--- begin Provided data ---

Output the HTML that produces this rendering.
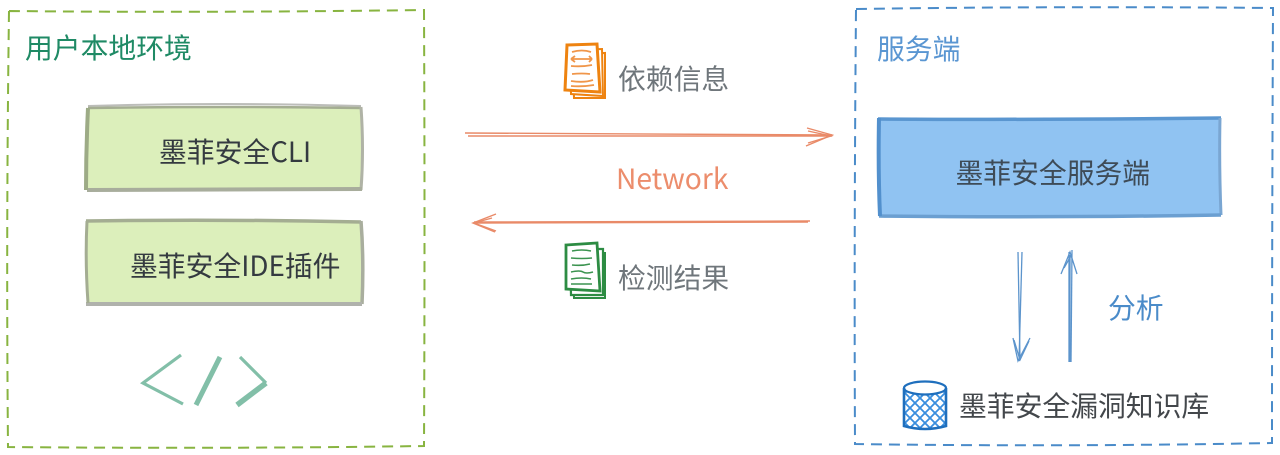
<!DOCTYPE html>
<html lang="zh-CN">
<head>
<meta charset="utf-8">
<title>墨菲安全架构图</title>
<style>
html,body{margin:0;padding:0;background:#fff;width:1280px;height:455px;overflow:hidden}
svg{display:block}
text{font-family:"Noto Sans CJK SC","Liberation Sans",sans-serif;font-size:27.8px}
</style>
</head>
<body>
<svg width="1280" height="455" viewBox="0 0 1280 455" xmlns="http://www.w3.org/2000/svg">
<rect width="1280" height="455" fill="#fff"/>

<!-- dashed containers -->
<path d="M9 11 Q200 13 424 10 Q425 230 424 446 Q220 449 8 447 Q6 230 9 11Z" fill="none" stroke="#88b440" stroke-width="2" stroke-dasharray="11 7"/>
<path d="M856 9 Q1060 6 1273 8 Q1272 230 1272 443 Q1060 447 855 444 Q854 230 856 9Z" fill="none" stroke="#4a8bc9" stroke-width="2" stroke-dasharray="11 7"/>

<!-- titles -->
<text x="25" y="58" fill="#1f8a65">用户本地环境</text>
<text x="877" y="59" fill="#5a96d2">服务端</text>

<!-- CLI box -->
<path d="M88 108 Q220 104 361 108 L361 190 L87 191Z" fill="#dcefbb"/>
<path d="M88 106 Q220 102 361 106" fill="none" stroke="#bcbdb9" stroke-width="2"/>
<path d="M88 108 Q220 106 361 108" fill="none" stroke="#a4ad92" stroke-width="2.5"/>
<path d="M361 107 Q364 150 361 190" fill="none" stroke="#b0b3a6" stroke-width="3"/>
<path d="M87 190 L362 189" fill="none" stroke="#a8ad9c" stroke-width="4"/>
<path d="M88 108 Q86 150 86 190" fill="none" stroke="#9dab86" stroke-width="4"/>
<text x="159" y="162" fill="#343a40">墨菲安全CLI</text>

<!-- IDE box -->
<path d="M87 221 L361 221 L361 304 L87 304Z" fill="#dcefbb"/>
<path d="M86 221 Q220 219 361 222" fill="none" stroke="#a4ad92" stroke-width="3.5"/>
<path d="M361 221 Q364 260 362 304" fill="none" stroke="#a9ae9e" stroke-width="3.5"/>
<path d="M86 304 L362 304" fill="none" stroke="#b0b2ac" stroke-width="4"/>
<path d="M87 221 Q85 260 88 303" fill="none" stroke="#a4ad92" stroke-width="3"/>
<text x="130" y="276" fill="#343a40">墨菲安全IDE插件</text>

<!-- code glyph -->
<g fill="none" stroke="#82bfa8" stroke-linecap="butt">
<path d="M181 355 L143 383 L183 404" stroke-width="3.2"/>
<path d="M220 357 L196 405" stroke-width="5"/>
<path d="M240 357 L266 383" stroke-width="3.2"/>
<path d="M266 383 L237 405" stroke-width="5.5"/>
</g>

<!-- orange doc -->
<g fill="#fff" stroke="#ee8310">
<path d="M573 55 L605 53 L605 98 L574 98Z" stroke-width="2"/>
<path d="M570 50 L602 49 L603 96 L571 94Z" stroke-width="2"/>
<path d="M567 45 L597 44 L600 92 L565 90Z" stroke-width="3"/>
</g>
<g fill="none" stroke="#f0964a" stroke-width="1.8">
<path d="M572 52 Q582 49 591 52"/><path d="M571 59 L592 59 M571 59 L575 56 M571 59 L575 62 M592 59 L589 56 M592 59 L589 62"/>
<path d="M571 66 Q582 67 592 65"/><path d="M572 74 Q582 73 590 74"/><path d="M571 81 Q584 83 593 80"/><path d="M571 86 Q582 87 594 85"/>
</g>

<text x="618" y="89" fill="#6f767b">依赖信息</text>

<!-- top arrow -->
<g fill="none" stroke="#e98a68" stroke-width="1.4">
<path d="M465 133 L832 135"/><path d="M468 136 L832 136"/>
<path d="M807 128 L832 135 L806 146"/><path d="M808 131 L831 136 L808 143"/>
</g>

<text x="616" y="189" fill="#ec8d6c" style="font-size:28.2px">Network</text>

<!-- bottom arrow -->
<g fill="none" stroke="#e98a68" stroke-width="1.4">
<path d="M810 221 L474 222"/><path d="M808 222 L474 223"/>
<path d="M496 214 L473 223 L495 232"/><path d="M492 218 L474 223 L496 231"/>
</g>

<!-- green doc -->
<g fill="#fff" stroke="#2d8c43">
<path d="M573 253 L605 253 L605 298 L574 298Z" stroke-width="2"/>
<path d="M570 249 L603 249 L603 295 L571 295Z" stroke-width="2.2"/>
<path d="M566 245 L597 243 L600 291 L566 289Z" stroke-width="2.8"/>
</g>
<g fill="none" stroke="#3c9450" stroke-width="1.6">
<path d="M572 251 Q582 249 591 251"/><path d="M571 258 Q582 259 592 258"/><path d="M572 265 Q582 266 590 264"/>
<path d="M571 272 Q580 270 583 272 T593 272"/><path d="M571 279 Q582 277 591 279"/><path d="M571 284 L592 284"/>
</g>

<text x="618" y="288" fill="#6f767b">检测结果</text>

<!-- server box -->
<path d="M879 119 L1220 119 L1220 215 L879 216Z" fill="#90c3f2"/>
<path d="M878 119 Q1040 120 1221 118" fill="none" stroke="#5a96d0" stroke-width="3.5"/>
<path d="M1220 118 Q1219 165 1221 215" fill="none" stroke="#7aa6d2" stroke-width="3"/>
<path d="M879 216 Q1040 218 1221 215" fill="none" stroke="#6b9fd1" stroke-width="3.5"/>
<path d="M879 118 Q878 170 880 216" fill="none" stroke="#5290cd" stroke-width="4"/>
<text x="955.500" y="183" fill="#3e4b57">墨菲安全服务端</text>

<!-- vertical arrows -->
<g fill="none" stroke="#5c94cc" stroke-width="1.3">
<path d="M1018 252 L1020 360"/><path d="M1022 252 L1019 361"/>
<path d="M1013 338 L1018 361 L1030 338"/><path d="M1014 340 L1020 360 L1029 341"/>
<path d="M1069 252 L1069 362"/><path d="M1072 250 L1071 362"/><path d="M1070 255 L1070 362"/>
<path d="M1061 274 L1070 252 L1077 274"/><path d="M1064 268 L1072 254"/>
</g>
<text x="1108" y="318" fill="#4a8bc9">分析</text>

<!-- database -->
<clipPath id="c"><path d="M905 389 L946 389 L946 426 Q925 432 905 426Z"/></clipPath>
<path d="M905 387 L946 387 L946 426 Q925 432 905 426Z" fill="#fff"/>
<g clip-path="url(#c)" stroke="#3a8ede" stroke-width="1.8">
<path d="M890 398 L930 438 M890 388 L940 438 M896 384 L950 438 M906 384 L960 438 M916 384 L960 428 M926 384 L960 418 M936 384 L960 408 M890 408 L920 438"/>
<path d="M960 398 L920 438 M960 388 L910 438 M954 384 L900 438 M944 384 L890 438 M934 384 L890 428 M924 384 L890 418 M914 384 L890 408 M960 408 L930 438"/>
</g>
<g fill="none" stroke="#1f6fbd">
<ellipse cx="925" cy="388" rx="21" ry="6.5" stroke-width="2.2" fill="#fff"/>
<path d="M904 388 L904 426 Q925 432 946 426 L946 388" stroke-width="2.6"/>
</g>
<text x="959" y="416" fill="#43474b">墨菲安全漏洞知识库</text>
</svg>
</body>
</html>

--- end Provided data ---

Objective: Return each line exactly as written. Any picture gets left out.

Solution for this problem:
Output the HTML that produces this rendering.
<!DOCTYPE html>
<html lang="zh-CN">
<head>
<meta charset="utf-8">
<title>墨菲安全架构图</title>
<style>
html,body{margin:0;padding:0;background:#fff;width:1280px;height:455px;overflow:hidden}
svg{display:block}
text{font-family:"Noto Sans CJK SC","Liberation Sans",sans-serif;font-size:27.8px}
</style>
</head>
<body>
<svg width="1280" height="455" viewBox="0 0 1280 455" xmlns="http://www.w3.org/2000/svg">
<rect width="1280" height="455" fill="#fff"/>

<!-- dashed containers -->
<path d="M9 11 Q200 13 424 10 Q425 230 424 446 Q220 449 8 447 Q6 230 9 11Z" fill="none" stroke="#88b440" stroke-width="2" stroke-dasharray="11 7"/>
<path d="M856 9 Q1060 6 1273 8 Q1272 230 1272 443 Q1060 447 855 444 Q854 230 856 9Z" fill="none" stroke="#4a8bc9" stroke-width="2" stroke-dasharray="11 7"/>

<!-- titles -->
<text x="25" y="58" fill="#1f8a65">用户本地环境</text>
<text x="877" y="59" fill="#5a96d2">服务端</text>

<!-- CLI box -->
<path d="M88 108 Q220 104 361 108 L361 190 L87 191Z" fill="#dcefbb"/>
<path d="M88 106 Q220 102 361 106" fill="none" stroke="#bcbdb9" stroke-width="2"/>
<path d="M88 108 Q220 106 361 108" fill="none" stroke="#a4ad92" stroke-width="2.5"/>
<path d="M361 107 Q364 150 361 190" fill="none" stroke="#b0b3a6" stroke-width="3"/>
<path d="M87 190 L362 189" fill="none" stroke="#a8ad9c" stroke-width="4"/>
<path d="M88 108 Q86 150 86 190" fill="none" stroke="#9dab86" stroke-width="4"/>
<text x="159" y="162" fill="#343a40">墨菲安全CLI</text>

<!-- IDE box -->
<path d="M87 221 L361 221 L361 304 L87 304Z" fill="#dcefbb"/>
<path d="M86 221 Q220 219 361 222" fill="none" stroke="#a4ad92" stroke-width="3.5"/>
<path d="M361 221 Q364 260 362 304" fill="none" stroke="#a9ae9e" stroke-width="3.5"/>
<path d="M86 304 L362 304" fill="none" stroke="#b0b2ac" stroke-width="4"/>
<path d="M87 221 Q85 260 88 303" fill="none" stroke="#a4ad92" stroke-width="3"/>
<text x="130" y="276" fill="#343a40">墨菲安全IDE插件</text>

<!-- code glyph -->
<g fill="none" stroke="#82bfa8" stroke-linecap="butt">
<path d="M181 355 L143 383 L183 404" stroke-width="3.2"/>
<path d="M220 357 L196 405" stroke-width="5"/>
<path d="M240 357 L266 383" stroke-width="3.2"/>
<path d="M266 383 L237 405" stroke-width="5.5"/>
</g>

<!-- orange doc -->
<g fill="#fff" stroke="#ee8310">
<path d="M573 55 L605 53 L605 98 L574 98Z" stroke-width="2"/>
<path d="M570 50 L602 49 L603 96 L571 94Z" stroke-width="2"/>
<path d="M567 45 L597 44 L600 92 L565 90Z" stroke-width="3"/>
</g>
<g fill="none" stroke="#f0964a" stroke-width="1.8">
<path d="M572 52 Q582 49 591 52"/><path d="M571 59 L592 59 M571 59 L575 56 M571 59 L575 62 M592 59 L589 56 M592 59 L589 62"/>
<path d="M571 66 Q582 67 592 65"/><path d="M572 74 Q582 73 590 74"/><path d="M571 81 Q584 83 593 80"/><path d="M571 86 Q582 87 594 85"/>
</g>

<text x="618" y="89" fill="#6f767b">依赖信息</text>

<!-- top arrow -->
<g fill="none" stroke="#e98a68" stroke-width="1.4">
<path d="M465 133 L832 135"/><path d="M468 136 L832 136"/>
<path d="M807 128 L832 135 L806 146"/><path d="M808 131 L831 136 L808 143"/>
</g>

<text x="616" y="189" fill="#ec8d6c" style="font-size:28.2px">Network</text>

<!-- bottom arrow -->
<g fill="none" stroke="#e98a68" stroke-width="1.4">
<path d="M810 221 L474 222"/><path d="M808 222 L474 223"/>
<path d="M496 214 L473 223 L495 232"/><path d="M492 218 L474 223 L496 231"/>
</g>

<!-- green doc -->
<g fill="#fff" stroke="#2d8c43">
<path d="M573 253 L605 253 L605 298 L574 298Z" stroke-width="2"/>
<path d="M570 249 L603 249 L603 295 L571 295Z" stroke-width="2.2"/>
<path d="M566 245 L597 243 L600 291 L566 289Z" stroke-width="2.8"/>
</g>
<g fill="none" stroke="#3c9450" stroke-width="1.6">
<path d="M572 251 Q582 249 591 251"/><path d="M571 258 Q582 259 592 258"/><path d="M572 265 Q582 266 590 264"/>
<path d="M571 272 Q580 270 583 272 T593 272"/><path d="M571 279 Q582 277 591 279"/><path d="M571 284 L592 284"/>
</g>

<text x="618" y="288" fill="#6f767b">检测结果</text>

<!-- server box -->
<path d="M879 119 L1220 119 L1220 215 L879 216Z" fill="#90c3f2"/>
<path d="M878 119 Q1040 120 1221 118" fill="none" stroke="#5a96d0" stroke-width="3.5"/>
<path d="M1220 118 Q1219 165 1221 215" fill="none" stroke="#7aa6d2" stroke-width="3"/>
<path d="M879 216 Q1040 218 1221 215" fill="none" stroke="#6b9fd1" stroke-width="3.5"/>
<path d="M879 118 Q878 170 880 216" fill="none" stroke="#5290cd" stroke-width="4"/>
<text x="955.500" y="183" fill="#3e4b57">墨菲安全服务端</text>

<!-- vertical arrows -->
<g fill="none" stroke="#5c94cc" stroke-width="1.3">
<path d="M1018 252 L1020 360"/><path d="M1022 252 L1019 361"/>
<path d="M1013 338 L1018 361 L1030 338"/><path d="M1014 340 L1020 360 L1029 341"/>
<path d="M1069 252 L1069 362"/><path d="M1072 250 L1071 362"/><path d="M1070 255 L1070 362"/>
<path d="M1061 274 L1070 252 L1077 274"/><path d="M1064 268 L1072 254"/>
</g>
<text x="1108" y="318" fill="#4a8bc9">分析</text>

<!-- database -->
<clipPath id="c"><path d="M905 389 L946 389 L946 426 Q925 432 905 426Z"/></clipPath>
<path d="M905 387 L946 387 L946 426 Q925 432 905 426Z" fill="#fff"/>
<g clip-path="url(#c)" stroke="#3a8ede" stroke-width="1.8">
<path d="M890 398 L930 438 M890 388 L940 438 M896 384 L950 438 M906 384 L960 438 M916 384 L960 428 M926 384 L960 418 M936 384 L960 408 M890 408 L920 438"/>
<path d="M960 398 L920 438 M960 388 L910 438 M954 384 L900 438 M944 384 L890 438 M934 384 L890 428 M924 384 L890 418 M914 384 L890 408 M960 408 L930 438"/>
</g>
<g fill="none" stroke="#1f6fbd">
<ellipse cx="925" cy="388" rx="21" ry="6.5" stroke-width="2.2" fill="#fff"/>
<path d="M904 388 L904 426 Q925 432 946 426 L946 388" stroke-width="2.6"/>
</g>
<text x="959" y="416" fill="#43474b">墨菲安全漏洞知识库</text>
</svg>
</body>
</html>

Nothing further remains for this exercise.